RECORDED DATA:
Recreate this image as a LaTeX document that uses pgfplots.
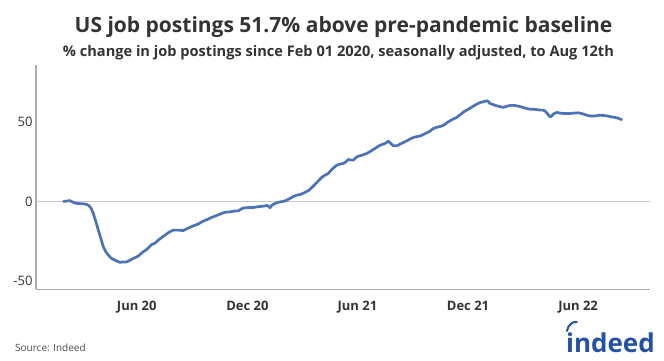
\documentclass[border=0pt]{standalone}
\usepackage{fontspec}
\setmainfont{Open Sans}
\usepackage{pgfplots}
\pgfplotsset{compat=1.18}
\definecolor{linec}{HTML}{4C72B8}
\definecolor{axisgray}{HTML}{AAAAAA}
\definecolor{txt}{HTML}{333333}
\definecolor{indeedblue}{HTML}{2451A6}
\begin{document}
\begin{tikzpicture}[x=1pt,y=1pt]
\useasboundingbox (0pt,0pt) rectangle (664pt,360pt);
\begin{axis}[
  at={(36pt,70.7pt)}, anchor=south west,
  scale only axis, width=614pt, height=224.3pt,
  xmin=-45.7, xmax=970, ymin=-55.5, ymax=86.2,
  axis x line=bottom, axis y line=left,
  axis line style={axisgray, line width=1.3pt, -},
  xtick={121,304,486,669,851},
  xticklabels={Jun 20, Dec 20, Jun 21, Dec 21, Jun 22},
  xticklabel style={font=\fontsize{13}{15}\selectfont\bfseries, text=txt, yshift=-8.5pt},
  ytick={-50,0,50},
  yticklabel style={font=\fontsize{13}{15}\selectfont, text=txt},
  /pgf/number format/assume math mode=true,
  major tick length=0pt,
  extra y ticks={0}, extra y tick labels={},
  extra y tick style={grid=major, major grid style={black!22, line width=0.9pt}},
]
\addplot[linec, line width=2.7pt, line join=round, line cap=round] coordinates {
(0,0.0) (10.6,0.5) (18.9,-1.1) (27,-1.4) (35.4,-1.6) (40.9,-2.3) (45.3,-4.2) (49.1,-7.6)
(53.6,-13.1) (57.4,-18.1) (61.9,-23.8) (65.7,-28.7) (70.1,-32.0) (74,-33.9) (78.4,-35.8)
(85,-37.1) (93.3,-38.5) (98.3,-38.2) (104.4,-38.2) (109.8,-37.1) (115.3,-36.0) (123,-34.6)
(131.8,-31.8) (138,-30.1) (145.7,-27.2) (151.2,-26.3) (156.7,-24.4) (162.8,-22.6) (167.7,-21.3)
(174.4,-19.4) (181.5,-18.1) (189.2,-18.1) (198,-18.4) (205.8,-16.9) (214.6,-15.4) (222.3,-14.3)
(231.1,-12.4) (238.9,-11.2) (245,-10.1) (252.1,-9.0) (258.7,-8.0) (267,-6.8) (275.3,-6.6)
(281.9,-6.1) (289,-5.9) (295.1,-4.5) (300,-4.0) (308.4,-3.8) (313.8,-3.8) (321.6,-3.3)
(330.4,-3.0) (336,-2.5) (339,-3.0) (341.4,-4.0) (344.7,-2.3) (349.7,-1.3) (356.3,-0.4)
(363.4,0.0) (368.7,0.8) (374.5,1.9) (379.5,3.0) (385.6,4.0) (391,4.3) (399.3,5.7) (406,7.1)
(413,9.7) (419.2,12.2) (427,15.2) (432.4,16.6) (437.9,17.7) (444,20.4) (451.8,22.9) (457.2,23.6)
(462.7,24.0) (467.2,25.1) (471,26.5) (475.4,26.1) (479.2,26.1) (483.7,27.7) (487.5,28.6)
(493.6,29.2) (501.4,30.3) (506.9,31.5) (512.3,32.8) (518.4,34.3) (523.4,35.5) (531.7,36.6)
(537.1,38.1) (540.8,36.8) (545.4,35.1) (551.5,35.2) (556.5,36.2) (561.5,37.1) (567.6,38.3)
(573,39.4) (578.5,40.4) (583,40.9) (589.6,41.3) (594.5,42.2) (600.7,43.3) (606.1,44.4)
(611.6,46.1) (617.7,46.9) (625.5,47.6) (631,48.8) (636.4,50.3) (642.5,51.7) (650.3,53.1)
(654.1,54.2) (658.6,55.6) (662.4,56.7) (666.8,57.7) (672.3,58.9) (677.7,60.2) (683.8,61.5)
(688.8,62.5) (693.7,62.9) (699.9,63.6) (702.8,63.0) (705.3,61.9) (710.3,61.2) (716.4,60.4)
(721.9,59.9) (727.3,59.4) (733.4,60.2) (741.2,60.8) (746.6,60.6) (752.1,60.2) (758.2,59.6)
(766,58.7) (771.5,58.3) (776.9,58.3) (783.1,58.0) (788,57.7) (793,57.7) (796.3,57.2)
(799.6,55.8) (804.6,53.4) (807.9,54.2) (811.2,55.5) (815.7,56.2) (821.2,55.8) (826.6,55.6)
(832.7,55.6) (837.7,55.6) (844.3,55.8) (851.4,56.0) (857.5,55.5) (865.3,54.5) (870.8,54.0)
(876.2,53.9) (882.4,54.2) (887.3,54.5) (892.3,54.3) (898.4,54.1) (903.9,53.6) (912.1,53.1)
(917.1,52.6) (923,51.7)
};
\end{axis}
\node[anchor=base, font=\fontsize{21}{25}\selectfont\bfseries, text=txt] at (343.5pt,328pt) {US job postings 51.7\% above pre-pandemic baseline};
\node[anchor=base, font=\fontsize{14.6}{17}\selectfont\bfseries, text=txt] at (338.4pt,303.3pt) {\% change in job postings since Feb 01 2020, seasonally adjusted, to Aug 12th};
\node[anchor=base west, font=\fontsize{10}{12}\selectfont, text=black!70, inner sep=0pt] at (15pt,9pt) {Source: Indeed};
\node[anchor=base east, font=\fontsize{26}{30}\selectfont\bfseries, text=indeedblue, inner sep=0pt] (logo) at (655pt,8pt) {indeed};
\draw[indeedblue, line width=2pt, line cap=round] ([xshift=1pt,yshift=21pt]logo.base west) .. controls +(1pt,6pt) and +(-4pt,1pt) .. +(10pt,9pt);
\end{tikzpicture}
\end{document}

TASK PROMPT: Give the material again exactly as it is, but keep the pictures out.

SOLUTION TO THIS TASK:
Recreate this image as a LaTeX document that uses pgfplots.
\documentclass[border=0pt]{standalone}
\usepackage{fontspec}
\setmainfont{Open Sans}
\usepackage{pgfplots}
\pgfplotsset{compat=1.18}
\definecolor{linec}{HTML}{4C72B8}
\definecolor{axisgray}{HTML}{AAAAAA}
\definecolor{txt}{HTML}{333333}
\definecolor{indeedblue}{HTML}{2451A6}
\begin{document}
\begin{tikzpicture}[x=1pt,y=1pt]
\useasboundingbox (0pt,0pt) rectangle (664pt,360pt);
\begin{axis}[
  at={(36pt,70.7pt)}, anchor=south west,
  scale only axis, width=614pt, height=224.3pt,
  xmin=-45.7, xmax=970, ymin=-55.5, ymax=86.2,
  axis x line=bottom, axis y line=left,
  axis line style={axisgray, line width=1.3pt, -},
  xtick={121,304,486,669,851},
  xticklabels={Jun 20, Dec 20, Jun 21, Dec 21, Jun 22},
  xticklabel style={font=\fontsize{13}{15}\selectfont\bfseries, text=txt, yshift=-8.5pt},
  ytick={-50,0,50},
  yticklabel style={font=\fontsize{13}{15}\selectfont, text=txt},
  /pgf/number format/assume math mode=true,
  major tick length=0pt,
  extra y ticks={0}, extra y tick labels={},
  extra y tick style={grid=major, major grid style={black!22, line width=0.9pt}},
]
\addplot[linec, line width=2.7pt, line join=round, line cap=round] coordinates {
(0,0.0) (10.6,0.5) (18.9,-1.1) (27,-1.4) (35.4,-1.6) (40.9,-2.3) (45.3,-4.2) (49.1,-7.6)
(53.6,-13.1) (57.4,-18.1) (61.9,-23.8) (65.7,-28.7) (70.1,-32.0) (74,-33.9) (78.4,-35.8)
(85,-37.1) (93.3,-38.5) (98.3,-38.2) (104.4,-38.2) (109.8,-37.1) (115.3,-36.0) (123,-34.6)
(131.8,-31.8) (138,-30.1) (145.7,-27.2) (151.2,-26.3) (156.7,-24.4) (162.8,-22.6) (167.7,-21.3)
(174.4,-19.4) (181.5,-18.1) (189.2,-18.1) (198,-18.4) (205.8,-16.9) (214.6,-15.4) (222.3,-14.3)
(231.1,-12.4) (238.9,-11.2) (245,-10.1) (252.1,-9.0) (258.7,-8.0) (267,-6.8) (275.3,-6.6)
(281.9,-6.1) (289,-5.9) (295.1,-4.5) (300,-4.0) (308.4,-3.8) (313.8,-3.8) (321.6,-3.3)
(330.4,-3.0) (336,-2.5) (339,-3.0) (341.4,-4.0) (344.7,-2.3) (349.7,-1.3) (356.3,-0.4)
(363.4,0.0) (368.7,0.8) (374.5,1.9) (379.5,3.0) (385.6,4.0) (391,4.3) (399.3,5.7) (406,7.1)
(413,9.7) (419.2,12.2) (427,15.2) (432.4,16.6) (437.9,17.7) (444,20.4) (451.8,22.9) (457.2,23.6)
(462.7,24.0) (467.2,25.1) (471,26.5) (475.4,26.1) (479.2,26.1) (483.7,27.7) (487.5,28.6)
(493.6,29.2) (501.4,30.3) (506.9,31.5) (512.3,32.8) (518.4,34.3) (523.4,35.5) (531.7,36.6)
(537.1,38.1) (540.8,36.8) (545.4,35.1) (551.5,35.2) (556.5,36.2) (561.5,37.1) (567.6,38.3)
(573,39.4) (578.5,40.4) (583,40.9) (589.6,41.3) (594.5,42.2) (600.7,43.3) (606.1,44.4)
(611.6,46.1) (617.7,46.9) (625.5,47.6) (631,48.8) (636.4,50.3) (642.5,51.7) (650.3,53.1)
(654.1,54.2) (658.6,55.6) (662.4,56.7) (666.8,57.7) (672.3,58.9) (677.7,60.2) (683.8,61.5)
(688.8,62.5) (693.7,62.9) (699.9,63.6) (702.8,63.0) (705.3,61.9) (710.3,61.2) (716.4,60.4)
(721.9,59.9) (727.3,59.4) (733.4,60.2) (741.2,60.8) (746.6,60.6) (752.1,60.2) (758.2,59.6)
(766,58.7) (771.5,58.3) (776.9,58.3) (783.1,58.0) (788,57.7) (793,57.7) (796.3,57.2)
(799.6,55.8) (804.6,53.4) (807.9,54.2) (811.2,55.5) (815.7,56.2) (821.2,55.8) (826.6,55.6)
(832.7,55.6) (837.7,55.6) (844.3,55.8) (851.4,56.0) (857.5,55.5) (865.3,54.5) (870.8,54.0)
(876.2,53.9) (882.4,54.2) (887.3,54.5) (892.3,54.3) (898.4,54.1) (903.9,53.6) (912.1,53.1)
(917.1,52.6) (923,51.7)
};
\end{axis}
\node[anchor=base, font=\fontsize{21}{25}\selectfont\bfseries, text=txt] at (343.5pt,328pt) {US job postings 51.7\% above pre-pandemic baseline};
\node[anchor=base, font=\fontsize{14.6}{17}\selectfont\bfseries, text=txt] at (338.4pt,303.3pt) {\% change in job postings since Feb 01 2020, seasonally adjusted, to Aug 12th};
\node[anchor=base west, font=\fontsize{10}{12}\selectfont, text=black!70, inner sep=0pt] at (15pt,9pt) {Source: Indeed};
\node[anchor=base east, font=\fontsize{26}{30}\selectfont\bfseries, text=indeedblue, inner sep=0pt] (logo) at (655pt,8pt) {indeed};
\draw[indeedblue, line width=2pt, line cap=round] ([xshift=1pt,yshift=21pt]logo.base west) .. controls +(1pt,6pt) and +(-4pt,1pt) .. +(10pt,9pt);
\end{tikzpicture}
\end{document}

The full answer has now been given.